Objective =
Images are not part of the copy; write out the rest of the data exactly as given.

Material =

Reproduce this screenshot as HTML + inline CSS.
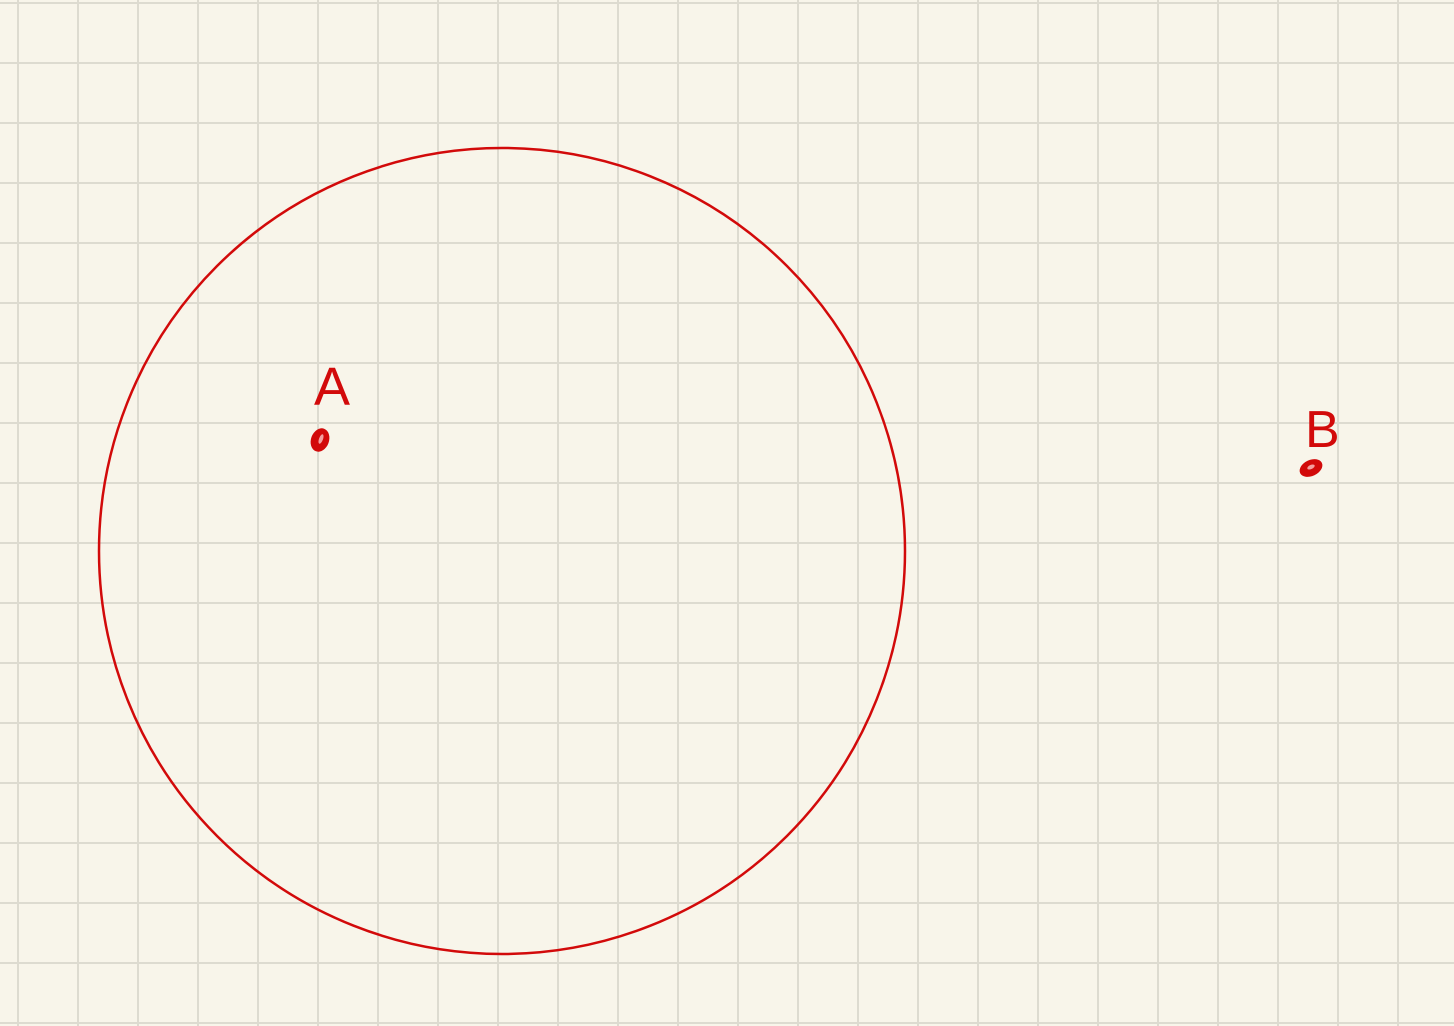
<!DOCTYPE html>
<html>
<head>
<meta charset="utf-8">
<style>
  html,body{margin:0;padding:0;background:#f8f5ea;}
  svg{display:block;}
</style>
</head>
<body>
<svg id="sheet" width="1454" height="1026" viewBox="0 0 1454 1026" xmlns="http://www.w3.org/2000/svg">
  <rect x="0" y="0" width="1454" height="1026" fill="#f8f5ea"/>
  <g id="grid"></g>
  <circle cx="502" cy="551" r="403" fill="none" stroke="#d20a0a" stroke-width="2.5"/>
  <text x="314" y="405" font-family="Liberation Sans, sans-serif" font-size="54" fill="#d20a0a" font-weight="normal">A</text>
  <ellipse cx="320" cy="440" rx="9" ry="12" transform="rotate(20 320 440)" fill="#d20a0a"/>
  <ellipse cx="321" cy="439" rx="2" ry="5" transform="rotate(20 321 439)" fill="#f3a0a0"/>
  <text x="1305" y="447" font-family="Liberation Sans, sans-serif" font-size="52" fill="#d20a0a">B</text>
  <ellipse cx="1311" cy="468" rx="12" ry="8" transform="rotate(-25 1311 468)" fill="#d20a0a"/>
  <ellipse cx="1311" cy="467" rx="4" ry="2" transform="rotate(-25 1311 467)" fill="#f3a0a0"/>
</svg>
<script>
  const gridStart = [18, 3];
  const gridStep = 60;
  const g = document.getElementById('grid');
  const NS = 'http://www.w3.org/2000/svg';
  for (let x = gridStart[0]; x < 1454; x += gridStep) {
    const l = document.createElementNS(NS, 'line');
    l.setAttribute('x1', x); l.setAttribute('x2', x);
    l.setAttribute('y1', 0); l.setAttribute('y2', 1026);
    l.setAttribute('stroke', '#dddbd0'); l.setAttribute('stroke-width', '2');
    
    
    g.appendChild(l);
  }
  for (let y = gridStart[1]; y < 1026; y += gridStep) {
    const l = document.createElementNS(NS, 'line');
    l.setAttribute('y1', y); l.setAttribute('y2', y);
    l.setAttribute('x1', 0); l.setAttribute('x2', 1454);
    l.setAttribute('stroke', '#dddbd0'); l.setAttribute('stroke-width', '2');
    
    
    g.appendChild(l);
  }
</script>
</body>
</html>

Written solution =
Reproduce this screenshot as HTML + inline CSS.
<!DOCTYPE html>
<html>
<head>
<meta charset="utf-8">
<style>
  html,body{margin:0;padding:0;background:#f8f5ea;}
  svg{display:block;}
</style>
</head>
<body>
<svg id="sheet" width="1454" height="1026" viewBox="0 0 1454 1026" xmlns="http://www.w3.org/2000/svg">
  <rect x="0" y="0" width="1454" height="1026" fill="#f8f5ea"/>
  <g id="grid"></g>
  <circle cx="502" cy="551" r="403" fill="none" stroke="#d20a0a" stroke-width="2.5"/>
  <text x="314" y="405" font-family="Liberation Sans, sans-serif" font-size="54" fill="#d20a0a" font-weight="normal">A</text>
  <ellipse cx="320" cy="440" rx="9" ry="12" transform="rotate(20 320 440)" fill="#d20a0a"/>
  <ellipse cx="321" cy="439" rx="2" ry="5" transform="rotate(20 321 439)" fill="#f3a0a0"/>
  <text x="1305" y="447" font-family="Liberation Sans, sans-serif" font-size="52" fill="#d20a0a">B</text>
  <ellipse cx="1311" cy="468" rx="12" ry="8" transform="rotate(-25 1311 468)" fill="#d20a0a"/>
  <ellipse cx="1311" cy="467" rx="4" ry="2" transform="rotate(-25 1311 467)" fill="#f3a0a0"/>
</svg>
<script>
  const gridStart = [18, 3];
  const gridStep = 60;
  const g = document.getElementById('grid');
  const NS = 'http://www.w3.org/2000/svg';
  for (let x = gridStart[0]; x < 1454; x += gridStep) {
    const l = document.createElementNS(NS, 'line');
    l.setAttribute('x1', x); l.setAttribute('x2', x);
    l.setAttribute('y1', 0); l.setAttribute('y2', 1026);
    l.setAttribute('stroke', '#dddbd0'); l.setAttribute('stroke-width', '2');
    
    
    g.appendChild(l);
  }
  for (let y = gridStart[1]; y < 1026; y += gridStep) {
    const l = document.createElementNS(NS, 'line');
    l.setAttribute('y1', y); l.setAttribute('y2', y);
    l.setAttribute('x1', 0); l.setAttribute('x2', 1454);
    l.setAttribute('stroke', '#dddbd0'); l.setAttribute('stroke-width', '2');
    
    
    g.appendChild(l);
  }
</script>
</body>
</html>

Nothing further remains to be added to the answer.